Fenomena keberagamaan demikian, dikisahkan  al-Quran dalam petualangan Nabi Ibrahim a.s. mencari Tuhan.

Dan (ingatlah) di waktu Ibrahim berkata kepada bapaknya Azar: "Pantaskah kamu menjadikan berhala-berhala sebagai tuhan-tuhan? Sesungguhnya aku melihat kamu dan kaummu dalam kesesatan yang nyata". Dan demikianlah Kami perlihatkan kepada Ibrahim tanda-tanda keagungan (Kami yang terdapat) di langit dan bumi, dan (Kami memperlihatkannya) agar Ibrahim itu termasuk orang-orang yang yakin. Ketika malam telah menjadi gelap, dia melihat sebuah bintang (lalu) dia berkata: "Inilah Tuhanku" Tetapi tatkala bintang itu tenggelam dia berkata: "Saya tidak suka kepada yang tenggelam". Kemudian tatkala dia melihat bulan terbit dia berkata: "Inilah Tuhanku". Tetapi setelah bulan itu terbenam dia berkata: "Sesungguhnya jika Tuhanku tidak memberi petunjuk kepadaku, pastilah aku termasuk orang-orang yang sesat". Kemudian tatkala dia melihat matahari terbit, dia berkata: "Inilah Tuhanku, ini yang lebih besar", maka tatkala matahari itu telah terbenam, dia berkata: "Hai kaumku, sesungguhnya aku berlepas diri dari apa yang kamu persekutukan. Sesungguhnya aku menghadapkan diriku kepada Tuhan yang menciptakan langit dan bumi dengan cenderung kepada agama yang benar, dan aku bukanlah termasuk orang-orang yang mempersekutukan Tuhan. (Q.S. al-An`am, 6: 74-79)
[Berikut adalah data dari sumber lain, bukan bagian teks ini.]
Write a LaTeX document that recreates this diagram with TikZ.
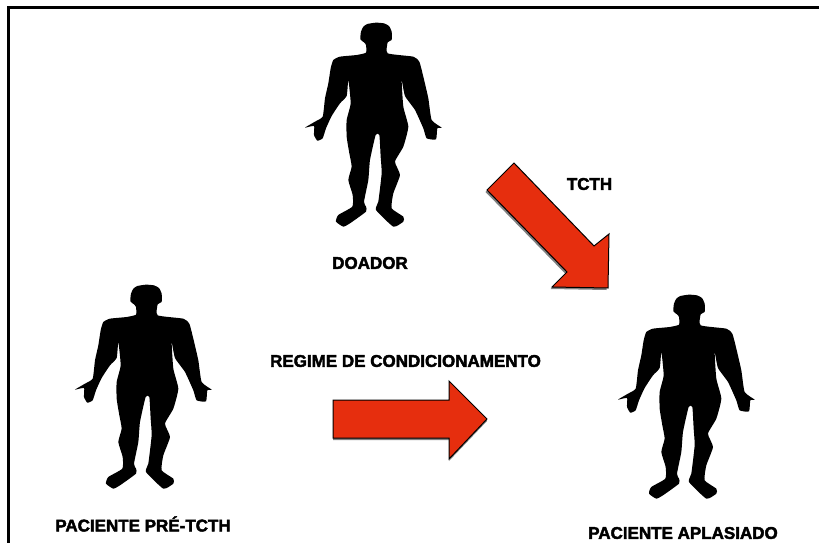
\documentclass[tikz,border=0pt]{standalone}
\usepackage{fontspec}
\setmainfont{Liberation Sans}
\newfontfamily\labelfont[FakeBold=2.5]{Liberation Sans Bold}
\definecolor{arrowred}{RGB}{230,46,14}
\tikzset{
  x=1pt,y=-1pt,
  label text/.style={font=\labelfont\fontsize{17}{20}\selectfont,inner sep=0pt,text=black},
  block arrow/.style={fill=arrowred,draw=black,line width=1pt,line join=miter},
  block shadow/.style={fill=black!50,draw=none},
  frame line/.style={draw=black,line width=3pt},
  body/.pic={
    \fill[black,x=0.3333pt,y=-0.3333pt] plot[smooth cycle,tension=0.3] coordinates {
      (258,38)(232,42)(220,50)(213,65)(211,88)(222,97)(228,105)(228,128)(200,135)(150,140)(130,150)
      (122,175)(115,220)(105,265)(98,320)(75,335)(45,353)(72,348)(72,375)(82,392)(98,385)(108,355)
      (125,318)(150,280)(170,258)(175,210)(182,280)(170,330)(170,380)(178,430)(185,470)(175,510)
      (188,555)(187,590)(145,615)(138,635)(160,650)(180,640)(228,605)(228,590)(222,575)(235,510)
      (240,450)(257,375)(268,375)(272,440)(275,490)(265,575)(258,600)(310,650)(340,635)(340,620)
      (305,595)(310,550)(330,495)(315,455)(340,410)(355,350)(340,290)(335,210)(345,258)(375,300)
      (400,355)(410,385)(438,388)(442,355)(455,353)(425,330)(415,265)(400,200)(388,155)(370,140)
      (293,130)(293,97)(305,90)(305,65)(297,48)(282,40)};
  }
}
\begin{document}
\begin{tikzpicture}
\useasboundingbox (0,0) rectangle (819,543);
\draw[frame line] (8.5,543) -- (8.5,7.5) -- (819,7.5);
\pic (donor) at (290,10) {body};
\pic (patient) at (60,272) {body};
\pic (aplastic) at (603,282) {body};
% diagonal arrow
\fill[block shadow,shift={(-1.5,2)}] (513,163) -- (487,190) -- (567,272) -- (552,287) -- (608,288) -- (608,234) -- (594,246) -- cycle;
\draw[block arrow] (514,163) -- (487,190) -- (567,272) -- (552,287) -- (608,288) -- (609,234) -- (594,246) -- cycle;
% horizontal arrow
\fill[block shadow,shift={(0,2)}] (333,400) -- (449,400) -- (449,381) -- (487,419) -- (449,459) -- (449,438) -- (333,438) -- cycle;
\draw[block arrow] (333,400) -- (449,400) -- (449,381) -- (487,419) -- (449,459) -- (449,438) -- (333,438) -- cycle;
\node[label text] (doador) at (370,263) {DOADOR};
\node[label text] (tcth) at (589.5,184) {TCTH};
\node[label text] (regime) at (405.5,361) {REGIME DE CONDICIONAMENTO};
\node[label text] (pretcth) at (143,524) {PACIENTE PRÉ-TCTH};
\node[label text] (aplasiado) at (683,533) {PACIENTE APLASIADO};
\end{tikzpicture}
\end{document}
Setelah Nabi Ibrahim itulah, agama-agama samawi yang  bersifat monotheistic diturunkan yaitu: Yahudi, Nashrani dan Islam. Tidak lagi mempertuhankan benda-benda tersebut, juga tidak mengenal dewa-dewi tetapi hanya bertuhankan kepada  Pencipta alam dan termasuk benda-benda yang dipertuhankan manusia saat itu. Akantetapi dalam perkembangannya, agama Yahudi dan Nashrani pun masih banyak dipengaruhi oleh mitos-mitos agama-agama dan kepercayaan-kepercayaan manusia sebelumnya. Dalam agama yahudi, peribadatannya itu pada hari Sabtu, terjait dengan kepercayaan bahwa tuhan menciptakan langit dan bumi selama 6 hari, pada hari ke-7 tuhak kecapaian, bersitirahat dan untuk itu dilakukanlah upacara ritual. Demikian pula agama Nashrani, ritualnya dilakukan pada hari minggu, konon nama itu diambil dari dewa dominggos (Portugal).
Islam, relative tidak banyak dipengaruhi mitos-mitos itu. Konsep 7 hari, masih dipakai dalam Islam, hanya namanya saja yang diubah, dan cukup disebut hari pertama, kedua sampai ketujuh; ahad, itsnayn, tsulasa, arba`, khamis, jum`ah, dan sabt. Kecuali hari keenam, disebut Jum`at karena pada hari itu orang serempak pada suatu waktu dan tempat tertentu untuk beribadah, shalat jum`ah. Dalam Islam, benda-benda langit tadi, khususnya matahari dan bulan tidak lagi dijadikan objek sembahan, atau sebagai penyebab adanya peribadatan, melainkan hanya sebagai pertanda waktu dimualai dan diakhirinya suatu peribadatan.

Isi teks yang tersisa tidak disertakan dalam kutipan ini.